Der Ansatz ermöglichte schon das Pariser Klimaabkommen
Der Ansatz des Buches kommt wohl nicht von ungefähr: Figueres ist die Tochter jenes ehemaligen Präsidenten von Costa Rica, der in seinem Land das Militär zugunsten des Sozial- und Bildungswesens abgeschafft hat, der die Hälfte der Landesfläche zu Naturschutzgebieten erklärte, und dem das Land es verdankt, dass es heute vollständig durch erneuerbare Energie versorgt wird. Seine Tochter leitete zunächst bei den Vereinten Nationen das Klimasekretariat in Bonn und war später Generalsekretärin der Klimarahmenkonvention.
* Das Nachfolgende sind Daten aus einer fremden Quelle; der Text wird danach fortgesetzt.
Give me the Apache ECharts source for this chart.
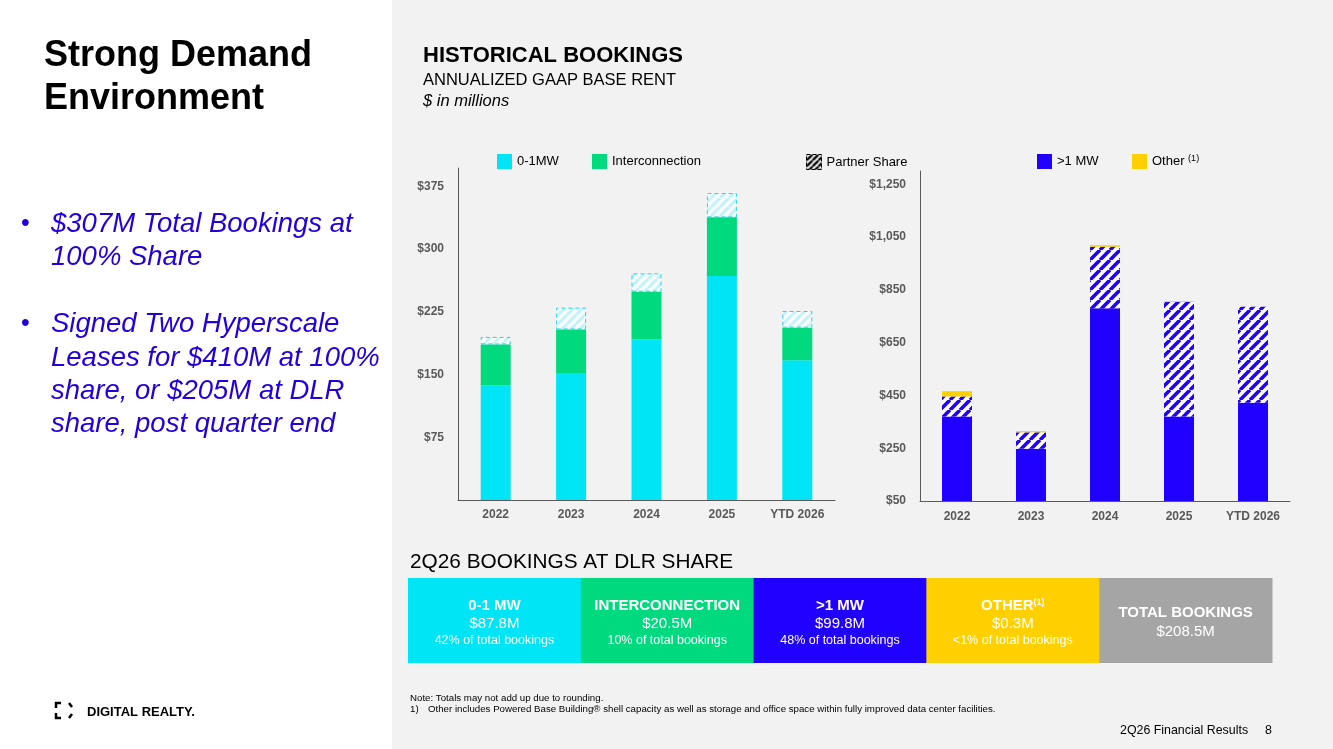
<!DOCTYPE html>
<html>
<head>
<meta charset="utf-8">
<script src="https://cdn.jsdelivr.net/npm/echarts@6/dist/echarts.min.js"></script>
<style>
  html, body { margin: 0; padding: 0; background: #f2f2f2; }
  #chart { width: 1333px; height: 749px; }
</style>
</head>
<body>
<div id="chart"></div>
<script>
// data ($ in millions)
const categories = ['2022', '2023', '2024', '2025', 'YTD 2026'];
const small0to1 = [137, 152, 192, 268, 167];
const interconnection = [49, 52, 57, 70, 39];
const partnerSmall = [9, 26, 22, 29, 20];
const large = [370, 248, 780, 370, 422];
const partnerLarge = [76, 62, 233, 434, 364];
const other = [20, 5, 6, 3, 0];
const leftTicks = [75, 150, 225, 300, 375];
const rightTicks = [50, 250, 450, 650, 850, 1050, 1250];

// 2Q26 boxes
const boxNames = ['0-1 MW', 'INTERCONNECTION', '>1 MW', 'OTHER', 'TOTAL BOOKINGS'];
const boxValues = ['$87.8M', '$20.5M', '$99.8M', '$0.3M', '$208.5M'];
const boxShares = ['42% of total bookings', '10% of total bookings', '48% of total bookings', '<1% of total bookings', ''];

const FONT = '"Liberation Sans", Arial, Helvetica, sans-serif';
const CYAN = '#00e5f6';
const GREEN = '#00d97e';
const BLUE = '#2000ff';
const YELLOW = '#ffd000';
const GREY = '#a5a5a5';
const AXIS = '#595959';
const boxColors = [CYAN, GREEN, BLUE, YELLOW, GREY];

function hatch(bg, fg, size, width) {
  const c = document.createElement('canvas');
  c.width = c.height = size;
  const ctx = c.getContext('2d');
  ctx.fillStyle = bg;
  ctx.fillRect(0, 0, size, size);
  ctx.strokeStyle = fg;
  ctx.lineWidth = width;
  ctx.beginPath();
  [-size, 0, size].forEach(k => { ctx.moveTo(k, size); ctx.lineTo(k + size, 0); });
  ctx.stroke();
  return { image: c, repeat: 'repeat' };
}

const money = v => '$' + v.toLocaleString('en-US');

const chart = echarts.init(document.getElementById('chart'));

function valueAxis(idx, min, max, ticks) {
  return {
    type: 'value', gridIndex: idx, min: min, max: max,
    axisLine: { show: true, lineStyle: { color: AXIS, width: 1 } },
    axisTick: { show: false },
    splitLine: { show: false },
    axisLabel: {
      customValues: ticks, margin: 14, formatter: money,
      color: AXIS, fontFamily: FONT, fontSize: 12, fontWeight: 'bold'
    }
  };
}
function catAxis(idx, margin) {
  return {
    type: 'category', gridIndex: idx, data: categories,
    axisLine: { lineStyle: { color: AXIS, width: 1 } },
    axisTick: { show: false },
    axisLabel: { margin: margin, color: AXIS, fontFamily: FONT, fontSize: 12, fontWeight: 'bold', interval: 0 }
  };
}

const legendBase = {
  icon: 'rect', itemWidth: 15, itemHeight: 15, top: 149, selectedMode: false,
  textStyle: { fontFamily: FONT, fontSize: 13, color: '#000' }
};

const T = (text, x, y, font, extra) => ({ type: 'text', style: Object.assign({ text: text, x: x, y: y, font: font, fill: '#000', textVerticalAlign: 'middle' }, extra || {}) });

// white left panel + texts
const graphics = [
  { type: 'rect', shape: { x: 0, y: 0, width: 392, height: 749 }, style: { fill: '#fff' }, z: -10 },
  T('Strong Demand', 44, 56, 'bold 36px ' + FONT),
  T('Environment', 44, 99, 'bold 36px ' + FONT),
  T('HISTORICAL BOOKINGS', 423, 56, 'bold 22px ' + FONT),
  T('ANNUALIZED GAAP BASE RENT', 423, 80, '16.5px ' + FONT),
  T('$ in millions', 423, 101, 'italic 16.5px ' + FONT),
  T('2Q26 BOOKINGS AT DLR SHARE', 410, 562, '20.8px ' + FONT),
  T('Note: Totals may not add up due to rounding.', 410, 698, '9.7px ' + FONT),
  T('1)', 410, 709, '9.7px ' + FONT),
  T('Other includes Powered Base Building\u00ae shell capacity as well as storage and office space within fully improved data center facilities.', 428, 709, '9.7px ' + FONT),
  T('2Q26 Financial Results', 1120, 731, '12.4px ' + FONT),
  T('8', 1265, 731, '12.4px ' + FONT),
  // logo
  { type: 'polyline', shape: { points: [[56, 708], [56, 703], [61, 703]] }, style: { stroke: '#000', lineWidth: 2.5, fill: null } },
  { type: 'polyline', shape: { points: [[56, 713], [56, 718], [61, 718]] }, style: { stroke: '#000', lineWidth: 2.5, fill: null } },
  { type: 'polyline', shape: { points: [[69, 703], [72, 707]] }, style: { stroke: '#000', lineWidth: 2.5, fill: null } },
  { type: 'polyline', shape: { points: [[72, 714], [69, 718]] }, style: { stroke: '#000', lineWidth: 2.5, fill: null } },
  T('DIGITAL REALTY.', 87, 712, 'bold 13px ' + FONT)
];

// bullets
const bulletLines = [
  ['\u2022', '$307M Total Bookings at', 224],
  ['', '100% Share', 257],
  ['\u2022', 'Signed Two Hyperscale', 324],
  ['', 'Leases for $410M at 100%', 358],
  ['', 'share, or $205M at DLR', 391],
  ['', 'share, post quarter end', 424]
];
bulletLines.forEach(b => {
  if (b[0]) graphics.push(T(b[0], 21, b[2], '25px ' + FONT, { fill: '#2200dd' }));
  graphics.push(T(b[1], 51, b[2], 'italic 27.5px ' + FONT, { fill: '#2200dd' }));
});

// bottom boxes
const boxX0 = 408, boxW = 172.8, boxY = 578, boxH = 85;
boxNames.forEach((name, i) => {
  const cx = boxX0 + boxW * i + boxW / 2;
  graphics.push({ type: 'rect', shape: { x: boxX0 + boxW * i, y: boxY, width: boxW + 0.5, height: boxH }, style: { fill: boxColors[i] } });
  const last = i === boxNames.length - 1;
  const title = name === 'OTHER' ? '{b|OTHER}{s|(1)}' : '{b|' + name + '}';
  graphics.push({ type: 'text', style: {
    text: title, x: cx, y: last ? 613 : 606, textAlign: 'center', textVerticalAlign: 'middle', fill: '#fff',
    rich: { b: { font: 'bold 15px ' + FONT, fill: '#fff' }, s: { font: 'bold 9px ' + FONT, fill: '#fff', verticalAlign: 'top', padding: [0, 0, 6, 0] } }
  } });
  graphics.push({ type: 'text', style: { text: boxValues[i], x: cx, y: last ? 632 : 623.5, textAlign: 'center', textVerticalAlign: 'middle', font: '15px ' + FONT, fill: '#fff' } });
  if (boxShares[i]) graphics.push({ type: 'text', style: { text: boxShares[i], x: cx, y: 640.5, textAlign: 'center', textVerticalAlign: 'middle', font: '12.5px ' + FONT, fill: '#fff' } });
});

const paleHatch = hatch('#f7fdfe', '#c4f1f7', 9, 3);
const blueHatch = hatch('#ffffff', BLUE, 10, 3.6);
const legendHatch = hatch('#ffffff', '#000000', 6, 2.4);

chart.setOption({
  backgroundColor: '#f2f2f2',
  animation: false,
  textStyle: { fontFamily: FONT },
  grid: [
    { left: 458, right: 498, top: 168, bottom: 249 },
    { left: 920, right: 43, top: 171, bottom: 248 }
  ],
  xAxis: [catAxis(0, 9), catAxis(1, 10)],
  yAxis: [valueAxis(0, 0, 397, leftTicks), valueAxis(1, 50, 1300, rightTicks)],
  legend: [
    Object.assign({}, legendBase, { left: 492, data: ['0-1MW'] }),
    Object.assign({}, legendBase, { left: 587, data: ['Interconnection'] }),
    Object.assign({}, legendBase, { left: 801, data: [{ name: 'Partner Share', itemStyle: { color: legendHatch, borderColor: '#000', borderWidth: 1, borderType: 'dashed' } }] }),
    Object.assign({}, legendBase, { left: 1032, data: ['>1 MW'] }),
    Object.assign({}, legendBase, {
      left: 1127, data: ['Other'],
      formatter: '{n|Other} {s|(1)}',
      textStyle: { fontFamily: FONT, fontSize: 13, color: '#000', rich: { n: { fontFamily: FONT, fontSize: 13, color: '#000' }, s: { fontFamily: FONT, fontSize: 9, color: '#000', verticalAlign: 'top', padding: [0, 0, 6, 0] } } }
    })
  ],
  graphic: { elements: graphics },
  series: [
    { name: '0-1MW', type: 'bar', stack: 'l', xAxisIndex: 0, yAxisIndex: 0, barWidth: 30, data: small0to1, itemStyle: { color: CYAN } },
    { name: 'Interconnection', type: 'bar', stack: 'l', xAxisIndex: 0, yAxisIndex: 0, barWidth: 30, data: interconnection, itemStyle: { color: GREEN } },
    { name: 'Partner Share', type: 'bar', stack: 'l', xAxisIndex: 0, yAxisIndex: 0, barWidth: 30, data: partnerSmall,
      itemStyle: { color: paleHatch, borderColor: '#2fd3e6', borderWidth: 1, borderType: [4, 3] } },
    { name: '>1 MW', type: 'bar', stack: 'r', xAxisIndex: 1, yAxisIndex: 1, barWidth: 30, data: large, itemStyle: { color: BLUE } },
    { name: 'Partner Share', type: 'bar', stack: 'r', xAxisIndex: 1, yAxisIndex: 1, barWidth: 30, data: partnerLarge,
      itemStyle: { color: blueHatch } },
    { name: 'Other', type: 'bar', stack: 'r', xAxisIndex: 1, yAxisIndex: 1, barWidth: 30, data: other, itemStyle: { color: YELLOW } }
  ]
});
</script>
</body>
</html>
Mit Rivett-Carnac – einem Manager und einstigem buddhistischen Mönch – als Senior Advisor an ihrer Seite rettete sie durch geschickte Verhandlungen nach dem ergebnisarmen Klimagipfel in Kopenhagen in Paris die internationale Klimaschutzpolitik, was im bekannten Konsens mündete, die Erderwärmung auf deutlich unter zwei Grad zu begrenzen. Die Haltung, die den beiden dabei geholfen hat, vermittelt dieses Buch. Es ist lesenswert nicht nur für all jene, die das Klima nicht aufgeben wollen, sondern für jeden Menschen, der durch einen guten Umgang mit sich selbst und anderen zu einem besseren Leben finden möchte.
Christiana Figueres und Tom Rivett-Carnac: Die Zukunft in unserer Hand – Wie wir die Klimakrise überleben; Verlag C.H.Beck, München, 2021; 216 Seiten, 22,00 Euro (gebunden)/16,99 Euro (E-Book); IBAN 978–3–406–77560–4.